An update on where I am with my novel.
So I need to complete my novel by writing 350 words every day, 5 days a week for 365 days. The novel needs to be complete as in, revised, edited and ready to approach agents with by 27 June 2014.
I am currently at 4209 words. At this stage I need to be at 5600 words (aarrgghhh). The competitive streak in me is starting to get uneasy, not to fear, I can make up those words over the weekend.
I know, time management and creativity don’t seem to fall into the same category. It would seem like torture because artists do not conform to the limitations that the clock brings. We don’t live and work in “normal people” hours and we certainly do not believe in forcing creativity. However, it is all about how we see things. If we see a time limit as a negative force then that’s exactly what it will be. We suddenly hate time, we feel pressure prowling around us and consequently we lose focus. If we see time as a tool and a friend then that is what it will become.
When I started writing I waited for an idea and as soon as it came I would start, but I found that writing in spurts like that actually halts the process. Every time I went back to my work I did not feel any momentum or involvement with my novel. It (and I) felt fragmented. We are a little too brainwashed by television and film and somehow think that a creative force has to hit you or you need to be on heroin before launching into that day’s work to produce any kind of genius result.
Writing is work, this we know, but if we have true and realistic goals we need to manage our time so that we effectively reach those goals. Do you actually want to finish this novel? Do you actually want to get an agent? Do you want something published and something you can be proud of? Or do you want your genius, hard earned work to gather dust and be filed in your brain under “stuff I never finished?”

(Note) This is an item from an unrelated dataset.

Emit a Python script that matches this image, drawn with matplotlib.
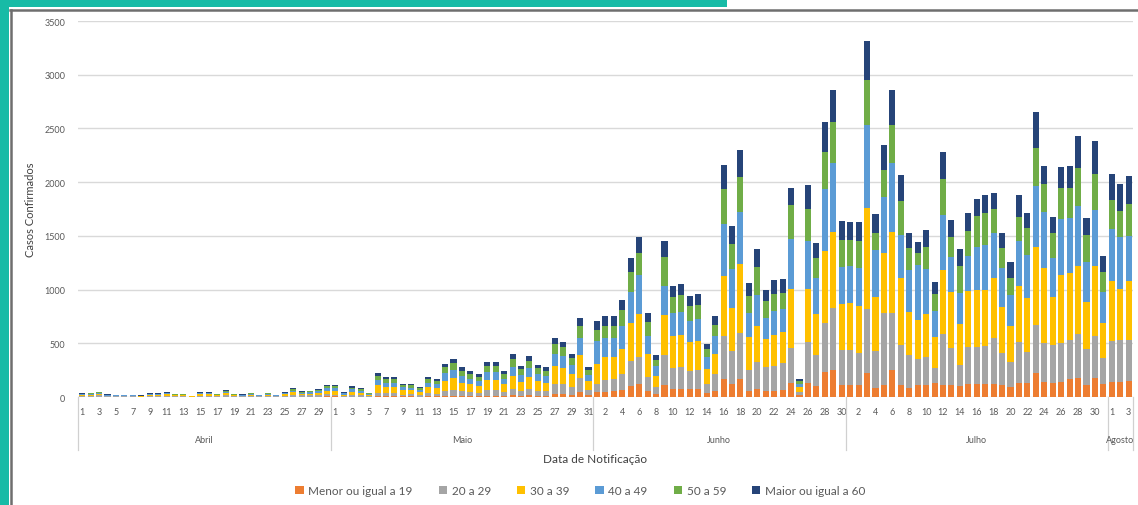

What I am going to tell you, you might already know, then see it as a reminder. I am a beginner too and I hope this helps! The aim is to write every single day.
# 1: Your hours
Everyone is different. Some people thrive at 4am in the morning, others turn into mass murderers. Don’t be a mass murderer, ever. It’s important to choose your writing time effectively. This obviously depends on whether you have a full time, part time or no job. I cannot tell you which time is best, but focus on a time of day where your energy levels are not low, you will not be disturbed and where you will get the most out of your writing. Then decide on how many hours you will spend writing. Try to stick to this time on a daily basis, change it if it doesn’t suit and of course mix it up to suit your schedule. This is just a basic guideline to say “I will write so many hours every day”. It is important to have a plan and stick t it.
# 2: Your space
Right now I am sitting on a couch at the cinema (I suppose mothers sit here and wait for the young ones) writing this blog. I tried the coffee shop first, but somehow that specific coffee shop had me worried that someone might grab my laptop right off the table which meant I was constantly distracted (with fear of dodgy people). So, I didn’t plan to write here, but it’s working. From a personal point of view and being an actress I absolutely love being surrounded by anything film. It inspires me, so this works, for me. Where you write can be different every time, but I am going to assume that all of us have a regular spot, whether it be at your desk at home, on the couch or in the garden. Make sure your environment is helping your writing. You’ll know it when you feel it. Try out different spaces at first. I started in the dining room (which is also the living room and kitchen because we live in a small apartment) but realised that my bedroom works better (I think it’s the sound of the water feature outside our apartment building that has a calming effect).
#3: Your tools
What? Yes, tools. I have my Word Menu with me at all times. For some it might be a dictionary. We don’t know it all and sometimes the internet takes a day off for maintenance. I also keep my notebook and a pen or pencil. Basic little things that really do make a difference. I keep my laptop, notebook and Word Menu in my backpack when I am writing away from home. Along with whatever I am reading at the moment in case I would like to take a break.
A couple of days ago I ordered Stephen King’s book ON WRITING and am looking forward to some tips from the man himself. I will try my best to condense it into blog form and share some of it with you when I’m done reading and wrecking my brain about how to apply all his advice (don’t we all).